### Prompt
Without the pictures, write out all the lines below exactly as they appear.

### Recorded data
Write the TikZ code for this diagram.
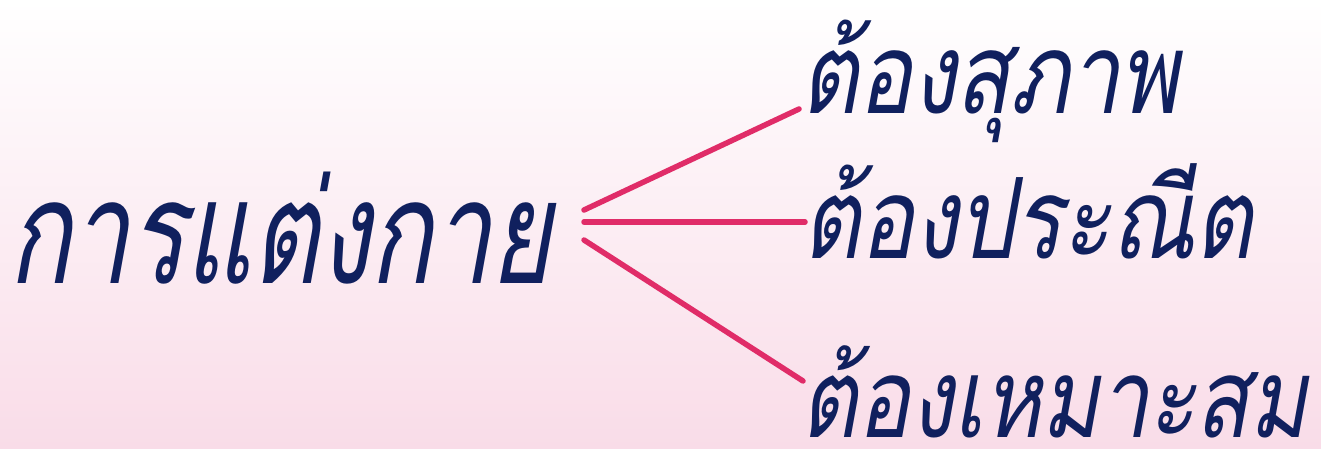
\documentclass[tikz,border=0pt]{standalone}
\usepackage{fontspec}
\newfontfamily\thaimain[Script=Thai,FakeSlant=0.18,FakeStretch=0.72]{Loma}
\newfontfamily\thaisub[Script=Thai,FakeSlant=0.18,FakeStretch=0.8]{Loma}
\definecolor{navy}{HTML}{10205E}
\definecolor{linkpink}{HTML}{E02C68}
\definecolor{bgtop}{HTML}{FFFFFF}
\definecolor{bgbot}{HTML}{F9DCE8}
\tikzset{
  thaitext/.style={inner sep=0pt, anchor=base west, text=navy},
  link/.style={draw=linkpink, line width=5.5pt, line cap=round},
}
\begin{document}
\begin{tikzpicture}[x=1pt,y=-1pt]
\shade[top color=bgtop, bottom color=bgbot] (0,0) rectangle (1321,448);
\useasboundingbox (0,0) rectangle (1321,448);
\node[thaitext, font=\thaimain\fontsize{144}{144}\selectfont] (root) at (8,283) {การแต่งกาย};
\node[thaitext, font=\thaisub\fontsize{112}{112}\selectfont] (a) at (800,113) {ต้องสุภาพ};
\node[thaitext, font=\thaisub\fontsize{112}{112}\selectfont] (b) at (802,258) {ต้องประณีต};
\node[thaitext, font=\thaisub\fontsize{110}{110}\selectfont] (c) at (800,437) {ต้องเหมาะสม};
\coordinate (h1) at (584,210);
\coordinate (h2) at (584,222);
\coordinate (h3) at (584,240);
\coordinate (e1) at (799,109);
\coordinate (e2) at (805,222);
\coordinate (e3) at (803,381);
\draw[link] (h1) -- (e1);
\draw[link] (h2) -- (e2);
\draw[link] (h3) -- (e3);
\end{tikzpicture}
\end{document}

### Complete output
Write the TikZ code for this diagram.
\documentclass[tikz,border=0pt]{standalone}
\usepackage{fontspec}
\newfontfamily\thaimain[Script=Thai,FakeSlant=0.18,FakeStretch=0.72]{Loma}
\newfontfamily\thaisub[Script=Thai,FakeSlant=0.18,FakeStretch=0.8]{Loma}
\definecolor{navy}{HTML}{10205E}
\definecolor{linkpink}{HTML}{E02C68}
\definecolor{bgtop}{HTML}{FFFFFF}
\definecolor{bgbot}{HTML}{F9DCE8}
\tikzset{
  thaitext/.style={inner sep=0pt, anchor=base west, text=navy},
  link/.style={draw=linkpink, line width=5.5pt, line cap=round},
}
\begin{document}
\begin{tikzpicture}[x=1pt,y=-1pt]
\shade[top color=bgtop, bottom color=bgbot] (0,0) rectangle (1321,448);
\useasboundingbox (0,0) rectangle (1321,448);
\node[thaitext, font=\thaimain\fontsize{144}{144}\selectfont] (root) at (8,283) {การแต่งกาย};
\node[thaitext, font=\thaisub\fontsize{112}{112}\selectfont] (a) at (800,113) {ต้องสุภาพ};
\node[thaitext, font=\thaisub\fontsize{112}{112}\selectfont] (b) at (802,258) {ต้องประณีต};
\node[thaitext, font=\thaisub\fontsize{110}{110}\selectfont] (c) at (800,437) {ต้องเหมาะสม};
\coordinate (h1) at (584,210);
\coordinate (h2) at (584,222);
\coordinate (h3) at (584,240);
\coordinate (e1) at (799,109);
\coordinate (e2) at (805,222);
\coordinate (e3) at (803,381);
\draw[link] (h1) -- (e1);
\draw[link] (h2) -- (e2);
\draw[link] (h3) -- (e3);
\end{tikzpicture}
\end{document}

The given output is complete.